= A Twig of a Wish =

1924 poem by Iranian poet Parvin E'tesami

A Twig of a Wish (Persian: نهال آرزو) is a 1924 poem by the Iranian poet Parvin E'tesami.

== History ==
Parvin E'tesami (1907–1941) grew up in an intellectual environment and under the supervision of her father, Yussef E'tesami, who himself had a literary background.

Etesami's poem “A Twig of a Wish” was written for her high school graduation ceremony from the Iran Bethel School in the spring of 1924. It was daring to assemble an audience at the girls’ school's ceremony, and for E'tesami to speak out directly about the importance of women's education and women's rights just before the beginning of the Pahlavi era. In “A Twig of a Wish,” Parvin E'tesami complains about the lack of respect and opportunities for women. She asserts women's importance by pointing out that women are in charge of nurturing and educating all children (both male and female) and therefore should have greater respect and an equal chance for education as men.

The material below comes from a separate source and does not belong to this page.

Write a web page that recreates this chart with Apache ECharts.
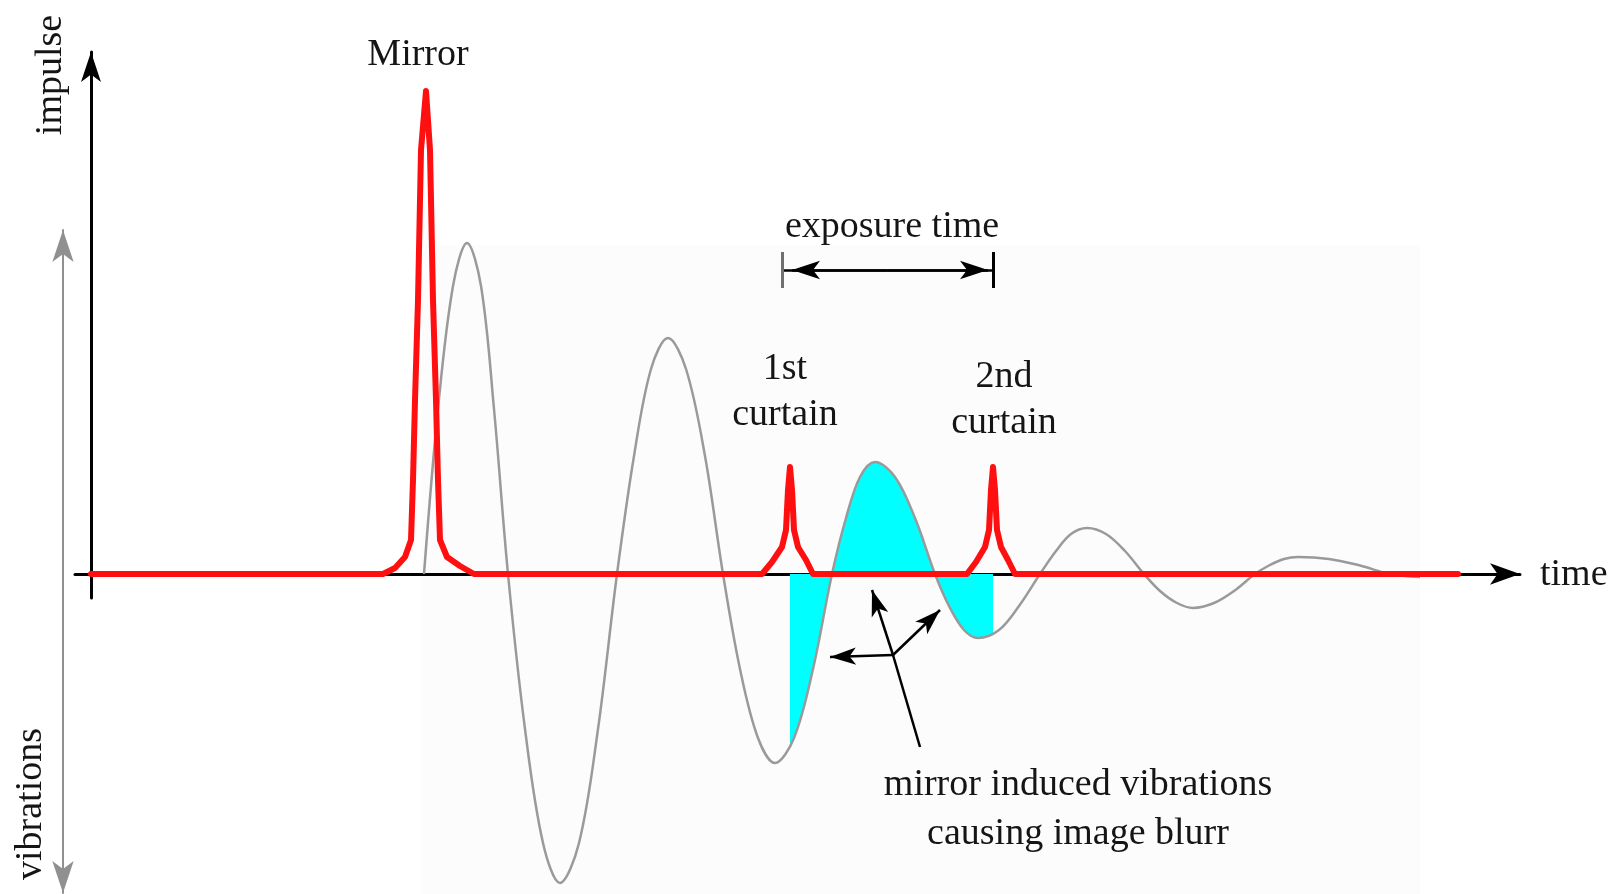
<!DOCTYPE html>
<html><head><meta charset="utf-8">
<script src="https://cdn.jsdelivr.net/npm/echarts@6/dist/echarts.min.js"></script>
<style>html,body{margin:0;padding:0;background:#fff}#c{width:1620px;height:894px}</style>
</head><body><div id="c"></div>
<script>
// ---- data (time units, amplitude units) ----
const mirrorPulse = [[0,0],[29.2,0],[30.4,0.6],[31.4,1.7],[32.0,3.4],[32.2,9.4],[32.4,17.4],[32.7,27.4],[33.0,42.4],[33.5,48.3],[33.9,42.4],[34.2,27.4],[34.5,17.4],[34.7,9.4],[34.9,3.4],[35.6,1.7],[36.9,0.8],[38.3,0]];
const firstCurtainPulse = [[67.1,0],[68.1,1.2],[69.1,2.7],[69.5,4.4],[69.7,8.4],[69.9,10.7],[70.1,8.4],[70.3,4.4],[70.7,2.7],[71.5,1.4],[72.2,0]];
const secondCurtainPulse = [[87.6,0],[88.5,1.2],[89.4,2.7],[89.8,4.4],[90.0,8.4],[90.2,10.7],[90.4,8.4],[90.6,4.4],[91.0,2.7],[91.7,1.4],[92.4,0],[136.7,0]];
const vibration = [
  [33.3,0],[34.7,16.5],[36.2,28.8],[37.6,33.1],[39.0,28.8],[40.3,16.5],[41.7,0],
  [43.4,-15.5],[45.2,-26.9],[46.9,-30.9],[48.8,-26.9],[50.7,-15.5],[52.6,0],
  [54.3,11.8],[56.0,20.5],[57.7,23.6],[59.5,20.5],[61.4,11.8],[63.2,0],
  [64.9,-9.5],[66.7,-16.4],[68.4,-18.9],[70.3,-16.4],[72.2,-9.5],[74.1,0],
  [75.5,5.6],[76.9,9.7],[78.4,11.2],[80.4,9.7],[82.4,5.6],[84.4,0],
  [85.8,-3.2],[87.3,-5.6],[88.7,-6.4],[90.8,-5.6],[92.8,-3.2],[94.9,0],
  [96.5,2.3],[98.0,4.0],[99.6,4.6],[101.5,4.0],[103.4,2.3],[105.3,0],
  [106.9,-1.7],[108.6,-2.9],[110.2,-3.4],[112.3,-2.9],[114.3,-1.7],[116.4,0],
  [117.8,0.85],[119.3,1.5],[120.7,1.7],[123.8,1.5],[126.9,0.85],[129.9,0],[132.9,-0.3]
];
const exposureWindow = [69.9, 90.2];      // 1st curtain, 2nd curtain
const exposureBars = [69.1, 90.2];
const exposureArrowTips = [70.1, 89.7];
const exposureLevel = 30.4;
const blurCenter = [80.2, -8.1];
const blurTips = [[78.1, -1.6], [84.9, -3.6], [73.9, -8.3]];
const blurTail = [82.9, -17.3];
const labels = {
  mirror: 'Mirror', exposure: 'exposure time', first: '1st\ncurtain', second: '2nd\ncurtain',
  blur: 'mirror induced vibrations\ncausing image blurr', time: 'time', impulse: 'impulse', vib: 'vibrations'
};

const impulseTrace = mirrorPulse.concat(firstCurtainPulse, secondCurtainPulse);
const FONT = '"Liberation Serif", "Times New Roman", serif';
const TXT = '#151515';

const chart = echarts.init(document.getElementById('c'), null, {renderer: 'canvas'});

function txt(text, x, y, lh) {
  return {
    type: 'text', x: x, y: y, z: 100, silent: true,
    style: {text: text, fill: TXT, fontFamily: FONT, fontSize: 38,
      align: 'center', verticalAlign: 'middle', lineHeight: lh || 46}
  };
}

const blurLines = blurTips.map(t => [
  {coord: blurCenter, symbol: 'none'},
  {coord: t, symbol: 'arrow', symbolSize: [13, 26]}
]);
blurLines.push([{coord: blurCenter, symbol: 'none'}, {coord: blurTail, symbol: 'none'}]);

const option = {
  animation: false,
  backgroundColor: '#ffffff',
  grid: [
    {left: 75, right: 100, top: 52, bottom: 296},
    {left: 63, right: 100, top: 230, bottom: 1}
  ],
  xAxis: [
    {type: 'value', gridIndex: 0, min: -1.6, max: 142.9,
     axisLine: {show: true, onZero: true, symbol: ['none', 'arrow'], symbolSize: [16, 30],
       lineStyle: {color: '#000', width: 3}},
     axisTick: {show: false}, axisLabel: {show: false}, splitLine: {show: false}},
    {type: 'value', gridIndex: 1, min: -2.8, max: 142.9,
     axisLine: {show: false}, axisTick: {show: false}, axisLabel: {show: false}, splitLine: {show: false}}
  ],
  yAxis: [
    {type: 'value', gridIndex: 0, min: -2.4, max: 52.2,
     axisLine: {show: true, onZero: true, symbol: ['none', 'arrow'], symbolSize: [15, 30],
       lineStyle: {color: '#000', width: 3}},
     axisTick: {show: false}, axisLabel: {show: false}, splitLine: {show: false}},
    {type: 'value', gridIndex: 1, min: -31.9, max: 34.4,
     axisLine: {show: true, onZero: false, symbol: ['arrow', 'arrow'], symbolSize: [16, 32],
       lineStyle: {color: '#909090', width: 2}},
     axisTick: {show: false}, axisLabel: {show: false}, splitLine: {show: false}}
  ],
  visualMap: [{
    type: 'piecewise', show: false, dimension: 0, seriesIndex: 0,
    pieces: [{gte: exposureWindow[0], lte: exposureWindow[1], color: '#00ffff'}],
    outOfRange: {color: 'rgba(0,255,255,0)'}
  }],
  series: [
    {type: 'line', name: 'blur area', xAxisIndex: 1, yAxisIndex: 1, data: vibration,
     smooth: 0.35, showSymbol: false, silent: true, z: 1,
     lineStyle: {width: 0, opacity: 0}, areaStyle: {opacity: 1}},
    {type: 'line', name: 'vibrations', xAxisIndex: 1, yAxisIndex: 1, data: vibration,
     smooth: 0.35, showSymbol: false, silent: true, z: 2,
     lineStyle: {color: '#9a9a9a', width: 2.5},
     markLine: {silent: true, animation: false, label: {show: false}, symbol: ['none', 'none'],
       lineStyle: {color: '#000', width: 2.5, type: 'solid'}, emphasis: {disabled: true},
       data: blurLines}},
    {type: 'line', name: 'impulse', xAxisIndex: 0, yAxisIndex: 0, data: impulseTrace,
     smooth: false, showSymbol: false, silent: true, z: 4,
     lineStyle: {color: '#ff1010', width: 6, join: 'round', cap: 'round'},
     markLine: {silent: true, animation: false, label: {show: false}, symbol: ['none', 'none'],
       lineStyle: {color: '#000', width: 2.5, type: 'solid'}, emphasis: {disabled: true},
       data: [
         [{coord: [exposureBars[0], exposureLevel]}, {coord: [exposureBars[1], exposureLevel]}],
         [{coord: [(exposureBars[0] + exposureBars[1]) / 2, exposureLevel], symbol: 'none'},
          {coord: [exposureArrowTips[0], exposureLevel], symbol: 'arrow', symbolSize: [14, 28]}],
         [{coord: [(exposureBars[0] + exposureBars[1]) / 2, exposureLevel], symbol: 'none'},
          {coord: [exposureArrowTips[1], exposureLevel], symbol: 'arrow', symbolSize: [14, 28]}],
         [{coord: [exposureBars[0], exposureLevel + 1.8], lineStyle: {color: '#707070', width: 3}},
          {coord: [exposureBars[0], exposureLevel - 1.8]}],
         [{coord: [exposureBars[1], exposureLevel + 1.8], lineStyle: {color: '#000', width: 3}},
          {coord: [exposureBars[1], exposureLevel - 1.8]}]
       ]}}
  ],
  graphic: [
    {type: 'rect', z: -10, shape: {x: 422, y: 245, width: 998, height: 649}, style: {fill: '#fcfcfc'}, silent: true},
    txt(labels.mirror, 418, 55),
    txt(labels.exposure, 892, 227),
    txt(labels.first, 785, 392),
    txt(labels.second, 1004, 400),
    txt(labels.blur, 1078, 810, 49),
    {type: 'text', x: 1540, y: 575, z: 100, silent: true, style: {text: labels.time, fill: TXT, fontFamily: FONT, fontSize: 38, align: 'left', verticalAlign: 'middle'}},
    {type: 'text', x: 51, y: 75, z: 100, silent: true, rotation: Math.PI / 2, style: {text: labels.impulse, fill: TXT, fontFamily: FONT, fontSize: 38, align: 'center', verticalAlign: 'middle'}},
    {type: 'text', x: 31, y: 804, z: 100, silent: true, rotation: Math.PI / 2, style: {text: labels.vib, fill: TXT, fontFamily: FONT, fontSize: 38, align: 'center', verticalAlign: 'middle'}}
  ]
};
chart.setOption(option);
</script>
</body></html>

Her poem was written at a time when it was not unusual for women to be forced into marriages at a young age and be barred from attending school. Women's lives were very restricted during that time in Iran, and poetry was the only art in which a woman could express her thoughts and feelings. In such an atmosphere, E'tesami and other early modern women writers in Iran provided a strong feminist claim for women's rights.